B.B. Warfield (1851-1921) makes the point that a person’s faith in Christ ultimately comes to pass from the supernatural work of the Holy Spirit. Apologetics (defense of the faith, using reason and evidence) is an avenue through which the Spirit conveys truth to a soul prepared by God and willing to go where, if left on its own, it would never go.

Warfield states:


“Mere reasoning cannot make a Christian; but that is not because faith is not the result of evidence, but because a dead soul cannot respond to evidence…The action of the Holy Spirit in giving faith is not apart from evidence, but along with evidence; and in the first instance consists in preparing the soul for the reception of the evidence.”


“…the world of facts is open to all people and all can be convinced of God’s existence and the truth of Scripture through them (facts) by the power of reasoning of a redeemed thinker” (italics mine).


Faith, then, is “conviction passing into confidence” via the empowering and continuous enlightenment of the Holy Spirit.

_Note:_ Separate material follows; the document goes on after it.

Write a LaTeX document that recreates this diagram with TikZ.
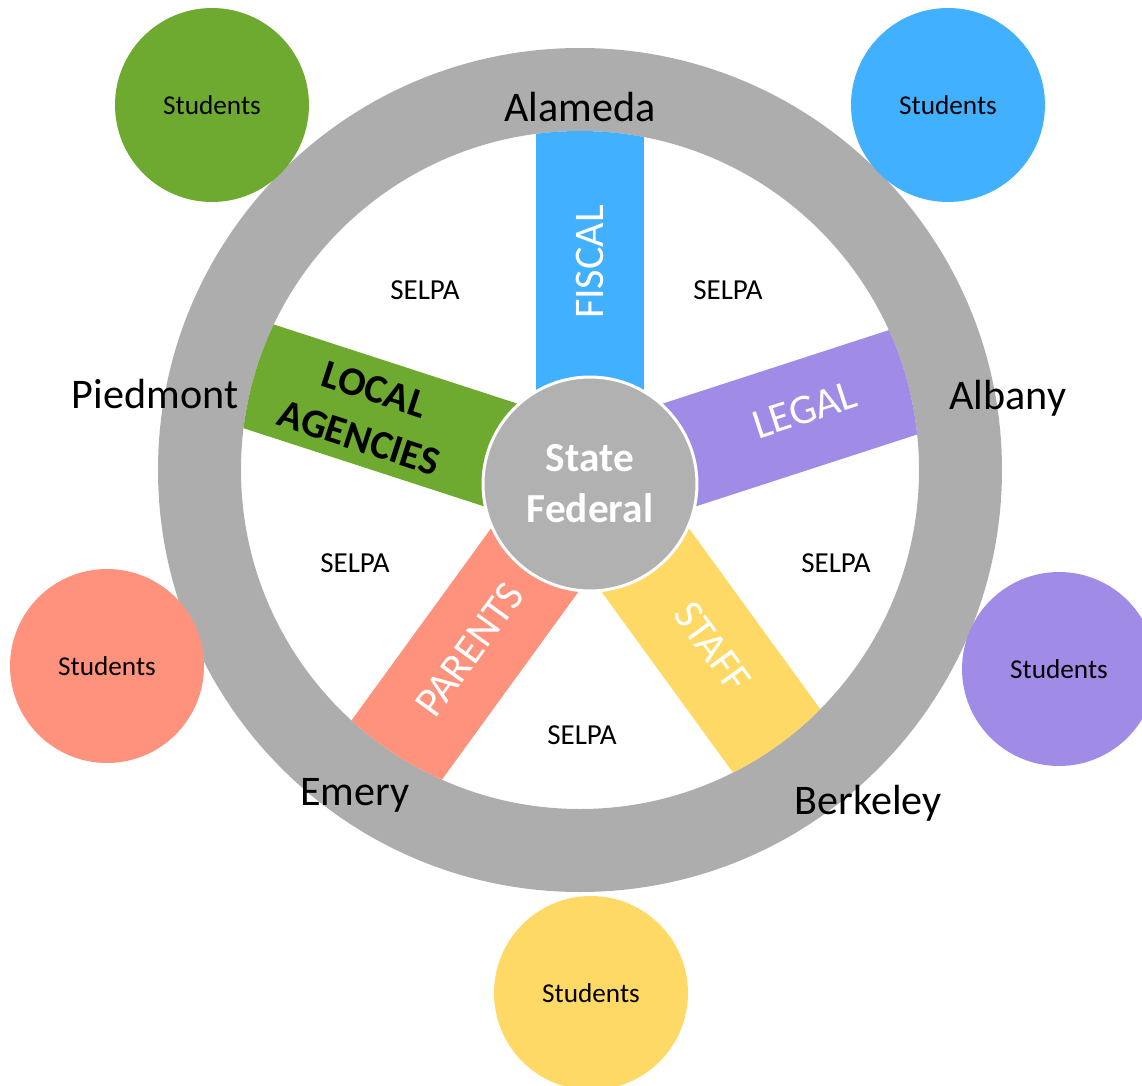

Norman Geisler and Patrick Zukeran elaborate on this process further by paraphrasing the words of Jonathan Edwards (1703-1758) from Edwards’ book, Of Being:


“Notwithstanding all of his stress on rational and objective evidence, Edwards did not believe that either general or special revelations were sufficient to make depraved men and women open to God’s truth. In addition to objective special revelation, there had to be a subjective, divine illumination. Only ‘the Devine and supernatural light’ could open a person’s heart to receive God’s revelation. Without this divine illumination, no one ever comes to accept God’s revelation, regardless of how strong the evidence for it is. A new heart is needed, not a new brain. This is accomplished by the illumination of the Holy Spirit. This divine light does not give any new truth or new revelations. Rather, it provides a new heart, a new attitude of receptivity by which one is able to accept God’s truth.” 


The above quotes align with Jesus’ own teaching: 


“When the helper comes, whom I will send to you from the Father, namely, the Spirit of truth who comes from the Father, He will testify about me,” (John 15:26).

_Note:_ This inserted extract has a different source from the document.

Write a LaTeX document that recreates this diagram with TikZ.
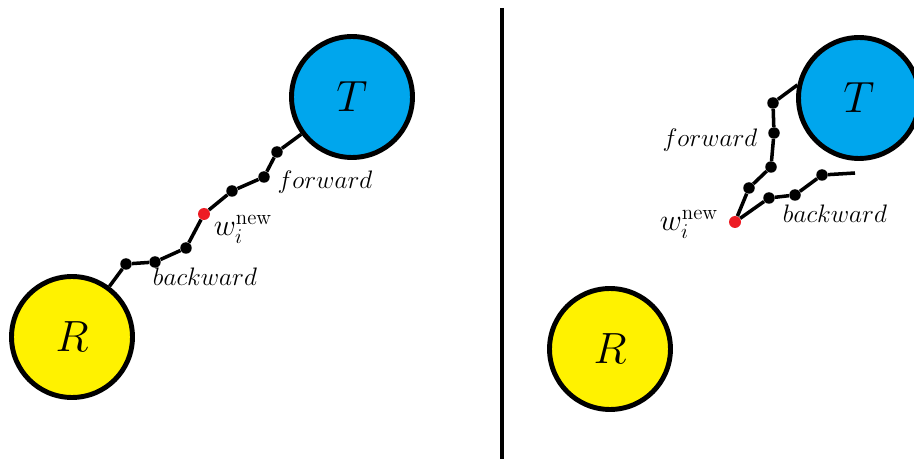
\documentclass[tikz,border=0pt]{standalone}
\usepackage{amsmath,amssymb}
\usepackage{tikz}
\usetikzlibrary{positioning}
\definecolor{tblue}{RGB}{0,166,237}
\definecolor{ryellow}{RGB}{255,242,0}
\definecolor{wred}{RGB}{237,28,36}

\begin{document}
\begin{tikzpicture}[x=0.02cm,y=-0.02cm,
    site/.style={circle,draw,line width=2.8pt,minimum size=2.42cm,inner sep=0pt,font=\fontsize{40}{46}\selectfont},
    walkdot/.style={circle,fill=black,inner sep=0pt,minimum size=0.23cm},
    newdot/.style={circle,fill=wred,inner sep=0pt,minimum size=0.24cm},
    walk/.style={line width=2pt},
    lab/.style={font=\fontsize{14}{17}\selectfont},
    wlab/.style={font=\fontsize{17}{20}\selectfont}]
    \useasboundingbox (0,0) rectangle (914,459);
    % left: the two walks meet
    \node[site,fill=tblue] (T) at (352,97) {$T$};
    \node[site,fill=ryellow] (R) at (72,337) {$R$};
    \node[newdot] (w) at (204,214) {};
    \node[walkdot] (f1) at (232,191) {};
    \node[walkdot] (f2) at (264,177) {};
    \node[walkdot] (f3) at (277,152) {};
    \node[walkdot] (b1) at (186,248) {};
    \node[walkdot] (b2) at (155,262) {};
    \node[walkdot] (b3) at (126,264) {};
    \draw[walk] (w) -- (f1) -- (f2) -- (f3) -- (T);
    \draw[walk] (w) -- (b1) -- (b2) -- (b3) -- (R);
    \node[lab] (fl) at (325,182) {$forward$};
    \node[lab] (bl) at (205,277) {$backward$};
    \node[wlab] (wl) at (243,229) {$w_i^{\text{new}}$};
    % divider
    \coordinate (top) at (502,8);
    \coordinate (bot) at (502,459);
    \draw[line width=2.6pt] (top) -- (bot);
    % right: both walks leave the new point
    \node[site,fill=tblue] (T2) at (859,98) {$T$};
    \node[site,fill=ryellow] (R2) at (610,349) {$R$};
    \node[newdot] (w2) at (735,222) {};
    \node[walkdot] (g1) at (749,188) {};
    \node[walkdot] (g2) at (771,167) {};
    \node[walkdot] (g3) at (774,133) {};
    \node[walkdot] (g4) at (773,103) {};
    \node[walkdot] (c1) at (769,198) {};
    \node[walkdot] (c2) at (795,195) {};
    \node[walkdot] (c3) at (822,175) {};
    \coordinate (cend) at (855,173);
    \draw[walk] (w2) -- (g1) -- (g2) -- (g3) -- (g4) -- (T2.168);
    \draw[walk] (w2) -- (c1) -- (c2) -- (c3) -- (cend);
    \node[lab] (fl2) at (710,140) {$forward$};
    \node[lab] (bl2) at (835,214) {$backward$};
    \node[wlab] (wl2) at (689,224) {$w_i^{\text{new}}$};
\end{tikzpicture}
\end{document}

“But the Helper, the Holy Spirit whom the Father will send in My name, He will teach you all things and remind you of all that I said to you” (John 14:26).


Jesus explained to Nicodemus:


"Truly, truly, I say to you, unless someone is born of water and the Spirit, he cannot enter the kingdom of God. That which has been born of the flesh is flesh, and that which is born of the Spirit is spirit. Do not be amazed that I said to you, 'You must be born again.' The wind blows where it wishes, and you hear the sound of it, but you do not know where it is coming from and where it is going; so is everyone who has been born of the Spirit." John 3:5b-8


And Paul, too, confirms:


“Now we have not received the spirit of the world, but the Spirit who is from God, so that we may know the things freely given to us by God. We also speak these things, not in words taught by human wisdom, but in those taught by the Spirit, combining spiritual thoughts with spiritual words. 

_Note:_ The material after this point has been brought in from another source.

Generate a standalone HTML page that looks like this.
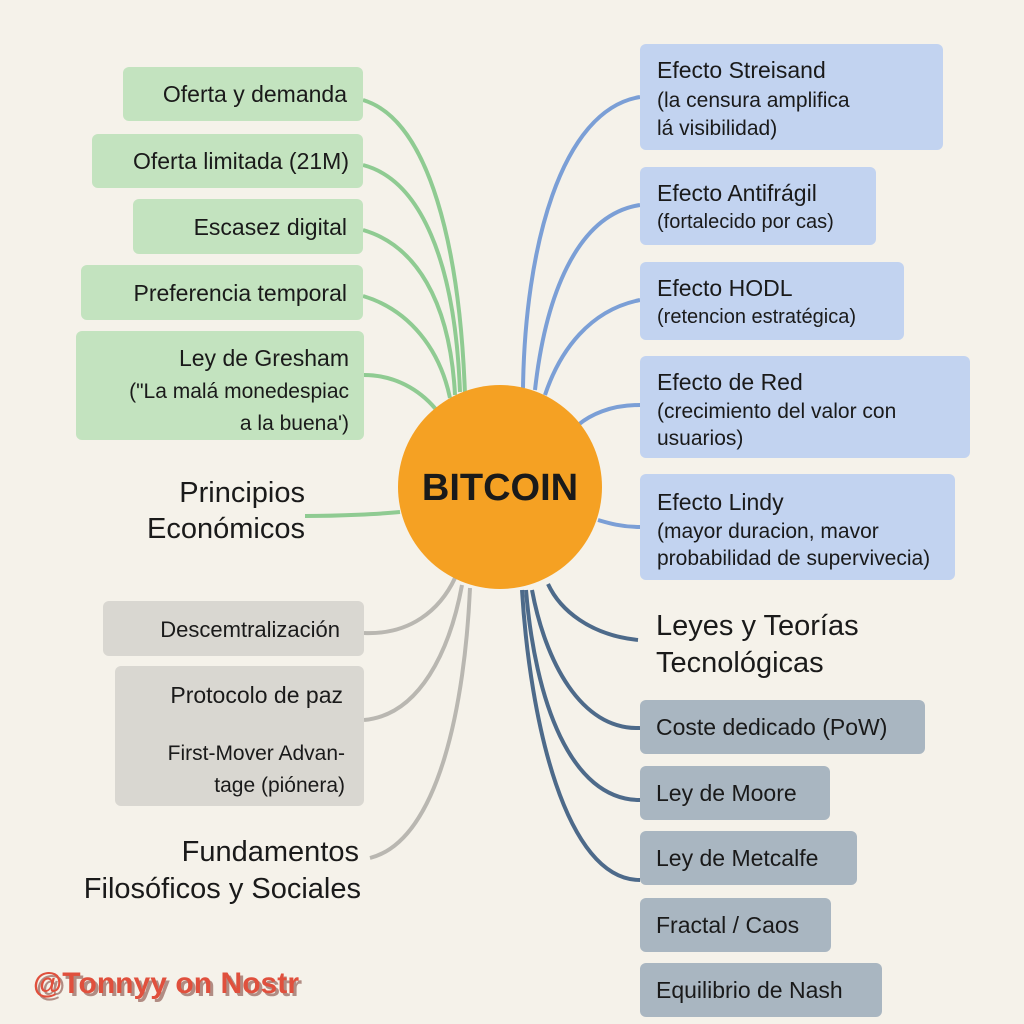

But a natural person does not accept the things of the Spirit of God, for they are foolishness to him; and he cannot understand them, because they are spiritually discerned” (1 Corinthians 2:12-14).


Jesus plainly states that we are to love the Lord with all our heart, soul and mind (Matthew 22:37), and the Apostle Peter instructs that we are to “grow in the grace and knowledge of our Lord and Savior Jesus Christ” (2 Peter 3:18a). 


If we are to love and grow in this way, then it makes sense that we are to begin to know in this way—seeking, finding, meeting God in Christ Jesus via the Spirit’s revealing of what was previously to us a mystery—a mystery now unfolding through the willing capacity of our God-given and Spirit-established hearts, minds and souls. 


Faith, then, truly is a spiritually intellectual and experiential “certainty of things hoped for, a proof of things not seen” (Hebrews 11:1).